In the following years, air quality improved tremendously as companies that refused to change their polluting ways were forcibly shut. The central government also put pressure on local officials.
Where GDP growth used to be the major factor in party cadres' annual job reviews, increasingly these cadres were being judged on whether they managed to lower PM2.5 levels, said Mr Ma.
But progress is still uneven, said environmental law expert Wang Canfa from the China University of Political Science and Law.
"In less developed areas, the local government might be reluctant to close down polluting factories," said Prof Wang, adding that these businesses might make up a big slice of the GDP in these areas.
Greenpeace East Asia programme manager Ada Kong also pointed out that while big strides have been made in improving air quality, in other aspects of the environment, including soil pollution, groundwater and biodiversity, there is still a ways to go.
"All these happen mainly in the rural parts of China, so there is less public attention," she said.
One such place is the village of Shiqiao in southern Hunan province. The village of about 500 people is known for producing cadmium-tainted rice. In 2013, Greenpeace had traced samples of cadmium-tainted rice sold in neighbouring Guangdong province back to the village's fields.
Farmer Zhao Guoping, 52, who lives in Shiqiao, and other villagers say a nearby chemical-industry park which was built in 2003 is to blame, dumping wastewater into a reservoir the villagers use for irrigation.
The water, with an oily slick on its surface, flows into their farmlands.
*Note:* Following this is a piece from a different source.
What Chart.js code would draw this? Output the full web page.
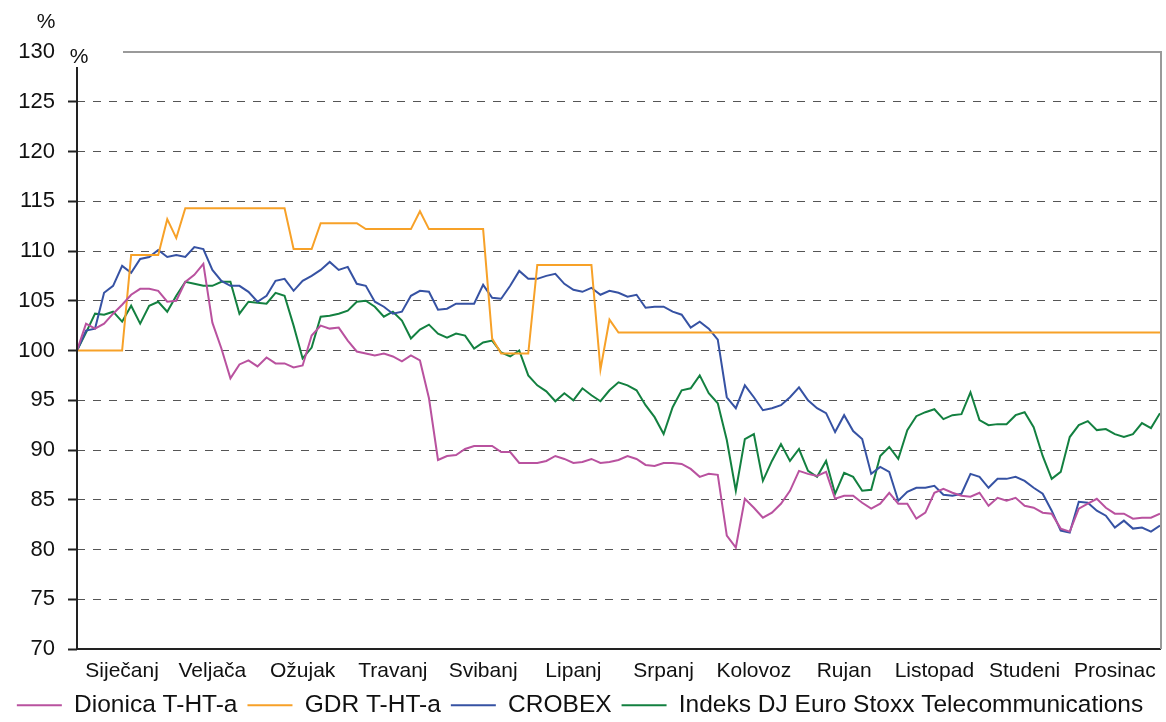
<!DOCTYPE html>
<html>
<head>
<meta charset="utf-8">
<script src="https://cdn.jsdelivr.net/npm/chart.js@4.4.1/dist/chart.umd.min.js"></script>
<style>
  body { margin: 0; background: #fff; }
  #wrap { width: 1166px; height: 722px; }
</style>
</head>
<body>
<div id="wrap"><canvas id="tht-chart"></canvas></div>
<script>
// mjeseci (oznake osi x), 10 točaka po mjesecu
var months = ['Siječanj', 'Veljača', 'Ožujak', 'Travanj', 'Svibanj', 'Lipanj', 'Srpanj', 'Kolovoz', 'Rujan', 'Listopad', 'Studeni', 'Prosinac'];

var dionica = [100, 102.7, 102.2, 102.7, 103.7, 104.6, 105.6, 106.2, 106.2, 106.0,
  104.9, 105.0, 106.9, 107.6, 108.7, 102.8, 100.2, 97.2, 98.6, 99.0,
  98.4, 99.3, 98.7, 98.7, 98.3, 98.5, 101.5, 102.5, 102.2, 102.3,
  101.0, 99.9, 99.7, 99.5, 99.7, 99.4, 98.9, 99.5, 99.0, 95.2,
  89.0, 89.4, 89.5, 90.1, 90.4, 90.4, 90.4, 89.8, 89.8, 88.7,
  88.7, 88.7, 88.9, 89.4, 89.1, 88.7, 88.8, 89.1, 88.7, 88.8,
  89.0, 89.4, 89.1, 88.5, 88.4, 88.7, 88.7, 88.6, 88.1, 87.3,
  87.6, 87.5, 81.4, 80.2, 85.1, 84.2, 83.2, 83.7, 84.6, 85.9,
  87.9, 87.6, 87.4, 87.8, 85.1, 85.4, 85.4, 84.7, 84.1, 84.6,
  85.7, 84.6, 84.6, 83.1, 83.7, 85.7, 86.1, 85.7, 85.4, 85.3,
  85.7, 84.4, 85.2, 84.9, 85.2, 84.4, 84.2, 83.7, 83.6, 82.1,
  81.8, 84.1, 84.6, 85.1, 84.2, 83.6, 83.6, 83.1, 83.2, 83.2,
  83.6];

var gdr = [100, 100, 100, 100, 100, 100, 109.6, 109.6, 109.6, 109.6,
  113.2, 111.3, 114.3, 114.3, 114.3, 114.3, 114.3, 114.3, 114.3, 114.3,
  114.3, 114.3, 114.3, 114.3, 110.2, 110.2, 110.2, 112.8, 112.8, 112.8,
  112.8, 112.8, 112.2, 112.2, 112.2, 112.2, 112.2, 112.2, 114.0, 112.2,
  112.2, 112.2, 112.2, 112.2, 112.2, 112.2, 101.2, 99.7, 99.7, 99.7,
  99.7, 108.6, 108.6, 108.6, 108.6, 108.6, 108.6, 108.6, 98.1, 103.1,
  101.8, 101.8, 101.8, 101.8, 101.8, 101.8, 101.8, 101.8, 101.8, 101.8,
  101.8, 101.8, 101.8, 101.8, 101.8, 101.8, 101.8, 101.8, 101.8, 101.8,
  101.8, 101.8, 101.8, 101.8, 101.8, 101.8, 101.8, 101.8, 101.8, 101.8,
  101.8, 101.8, 101.8, 101.8, 101.8, 101.8, 101.8, 101.8, 101.8, 101.8,
  101.8, 101.8, 101.8, 101.8, 101.8, 101.8, 101.8, 101.8, 101.8, 101.8,
  101.8, 101.8, 101.8, 101.8, 101.8, 101.8, 101.8, 101.8, 101.8, 101.8,
  101.8];

var crobex = [100, 102.0, 102.2, 105.8, 106.5, 108.5, 107.8, 109.2, 109.4, 110.1,
  109.4, 109.6, 109.4, 110.4, 110.2, 108.1, 107.0, 106.5, 106.5, 105.9,
  104.9, 105.5, 107.0, 107.2, 106.0, 107.0, 107.5, 108.1, 108.9, 108.1,
  108.4, 106.7, 106.5, 104.9, 104.4, 103.7, 103.9, 105.5, 106.0, 105.9,
  104.1, 104.2, 104.7, 104.7, 104.7, 106.6, 105.3, 105.2, 106.5, 108.0,
  107.2, 107.2, 107.5, 107.7, 106.7, 106.1, 105.9, 106.3, 105.6, 106.0,
  105.8, 105.4, 105.6, 104.3, 104.4, 104.4, 103.9, 103.6, 102.3, 102.9,
  102.2, 101.1, 95.3, 94.2, 96.5, 95.3, 94.0, 94.2, 94.5, 95.3,
  96.3, 95.0, 94.2, 93.7, 91.8, 93.5, 91.9, 91.1, 87.6, 88.3,
  87.8, 84.9, 85.8, 86.2, 86.2, 86.4, 85.5, 85.4, 85.6, 87.6,
  87.3, 86.2, 87.1, 87.1, 87.3, 86.9, 86.2, 85.6, 83.9, 81.9,
  81.7, 84.8, 84.7, 83.9, 83.4, 82.2, 82.9, 82.1, 82.2, 81.8,
  82.4];

var djStoxx = [100, 101.8, 103.7, 103.6, 103.9, 102.9, 104.5, 102.7, 104.5, 104.9,
  103.9, 105.5, 106.9, 106.7, 106.5, 106.5, 106.9, 106.9, 103.7, 104.9,
  104.8, 104.7, 105.8, 105.5, 102.5, 99.2, 100.3, 103.4, 103.5, 103.7,
  104.0, 104.9, 105.0, 104.4, 103.4, 103.9, 103.0, 101.2, 102.1, 102.6,
  101.7, 101.3, 101.7, 101.5, 100.2, 100.8, 101.0, 99.8, 99.4, 100.0,
  97.5, 96.5, 95.9, 94.9, 95.7, 95.0, 96.2, 95.5, 94.9, 96.0,
  96.8, 96.5, 96.0, 94.5, 93.3, 91.6, 94.3, 96.0, 96.2, 97.5,
  95.7, 94.7, 91.0, 85.9, 91.1, 91.6, 86.9, 88.9, 90.6, 88.9,
  90.1, 87.9, 87.3, 88.9, 85.6, 87.7, 87.3, 85.9, 86.0, 89.4,
  90.3, 89.1, 92.0, 93.4, 93.8, 94.1, 93.1, 93.5, 93.6, 95.8,
  93.0, 92.5, 92.6, 92.6, 93.5, 93.8, 92.3, 89.4, 87.1, 87.8,
  91.3, 92.5, 92.9, 92.0, 92.1, 91.6, 91.3, 91.6, 92.7, 92.2,
  93.7];

var FONT = "'Liberation Sans', Arial, sans-serif";

function points(arr) {
    return arr.map(function (v, i) { return { x: i, y: v }; });
}

function series(label, arr, color) {
    return {
        label: label,
        data: points(arr),
        borderColor: color,
        backgroundColor: color,
        borderWidth: 2,
        pointRadius: 0,
        tension: 0,
        fill: false
    };
}

// okvir, os y i oznake %
var frame = {
    id: 'frame',
    afterDraw: function (chart) {
        var ctx = chart.ctx;
        var a = chart.chartArea;
        ctx.save();
        ctx.lineWidth = 2;
        ctx.strokeStyle = '#9a9a9a';
        ctx.beginPath();
        ctx.moveTo(123, a.top);
        ctx.lineTo(a.right + 1, a.top);
        ctx.lineTo(a.right + 1, a.bottom);
        ctx.stroke();
        ctx.strokeStyle = '#222';
        ctx.beginPath();
        ctx.moveTo(a.left, a.top + 15);
        ctx.lineTo(a.left, a.bottom);
        ctx.stroke();
        ctx.fillStyle = '#111';
        ctx.font = '21px ' + FONT;
        ctx.textAlign = 'center';
        ctx.textBaseline = 'middle';
        ctx.fillText('%', 46, 22);
        ctx.fillText('%', a.left + 2, a.top + 5);
        ctx.restore();
    }
};

var layout = {
    type: 'line',
    data: {
        datasets: [
            series('Dionica T-HT-a', dionica, '#b9529f'),
            series('GDR T-HT-a', gdr, '#f7a128'),
            series('CROBEX', crobex, '#3652a3'),
            series('Indeks DJ Euro Stoxx Telecommunications', djStoxx, '#138040')
        ]
    },
    options: {
        animation: false,
        maintainAspectRatio: false,
        layout: {
            padding: { top: 52, right: 6, left: 0, bottom: 0 }
        },
        plugins: {
            legend: {
                position: 'bottom',
                maxHeight: 39,
                labels: {
                    usePointStyle: true,
                    pointStyle: 'line',
                    pointStyleWidth: 45,
                    padding: 10,
                    color: '#111',
                    font: { family: FONT, size: 24.5 }
                }
            },
            tooltip: { enabled: false }
        },
        scales: {
            x: {
                type: 'linear',
                min: 0,
                max: (months.length * 10),
                afterBuildTicks: function (scale) {
                    scale.ticks = months.map(function (m, k) { return { value: k * 10 + 5 }; });
                },
                afterFit: function (scale) { scale.height = 34; },
                grid: { display: false, drawTicks: false },
                border: { display: true, color: '#222', width: 2 },
                ticks: {
                    padding: 10,
                    maxRotation: 0,
                    autoSkip: false,
                    color: '#111',
                    font: { family: FONT, size: 21 },
                    callback: function (value, index) { return months[index]; }
                }
            },
            y: {
                min: 70,
                max: 130,
                afterFit: function (scale) { scale.width = 77; },
                grid: {
                    color: function (c) {
                        return (c.tick && (c.tick.value === 130 || c.tick.value === 70)) ? 'rgba(0,0,0,0)' : '#555';
                    },
                    lineWidth: 1,
                    tickLength: 9,
                    tickWidth: 2,
                    tickColor: function (c) {
                        return (c.tick && c.tick.value === 130) ? 'rgba(0,0,0,0)' : '#222';
                    }
                },
                border: { display: false, dash: [8, 8] },
                ticks: {
                    stepSize: 5,
                    padding: 13,
                    color: '#111',
                    font: { family: FONT, size: 22 }
                }
            }
        }
    },
    plugins: [frame]
};

var el = document.getElementById('tht-chart');
new Chart(el, layout);
</script>
</body>
</html>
"Our vegetables don't grow well and our animals are also sick. These streams used to be full of fish and shrimp, but now everything is dead," said Mr Zhao, the exasperation rising in his voice.
Increasingly, such angst is making its way into the public sphere where it is influencing government policy, said experts.
In 2015, one of Mr Zhao's fellow villagers sued the factory closest to the village for the pollution. He lost, but the case made headlines and raised awareness about the extent of the problem.
This year, the local government started treating some of the fields in the village.
The Ministry of Ecology and Environment said in an emailed response that over the years, measures to prevent pollution and protect the ecology have been strengthened, listing improvements in PM2.5 readings, water quality and increasing forest cover.
"The people's satisfaction with the environment is continuously increasing," said the ministry, but was silent on soil quality indicators, a pressing concern in areas like Shiqiao.
Its spokesman Liu Youbin said at a press briefing on Nov 30 that while there has been historic achievements in environmental protection, environmental problems were still the "weak point" in China's goal to build a "moderately prosperous society".
"Our environmental conditions have improved, but the results of this improvement are fragile... and the environment's situation continues to be grim," he said.
Would Mr Xi succeed in building a "Beautiful China"? Experts are cautiously optimistic but say there needs to be greater transparency with environmental data, to force polluting firms to clean up their act.
More importantly, the country would be able to change the minds of people like Mr Li Congfu, another villager from Shiqiao, who said: "When I think in my heart why the environment is like that now, I feel it's because leaders are not thinking about the lives of the common people."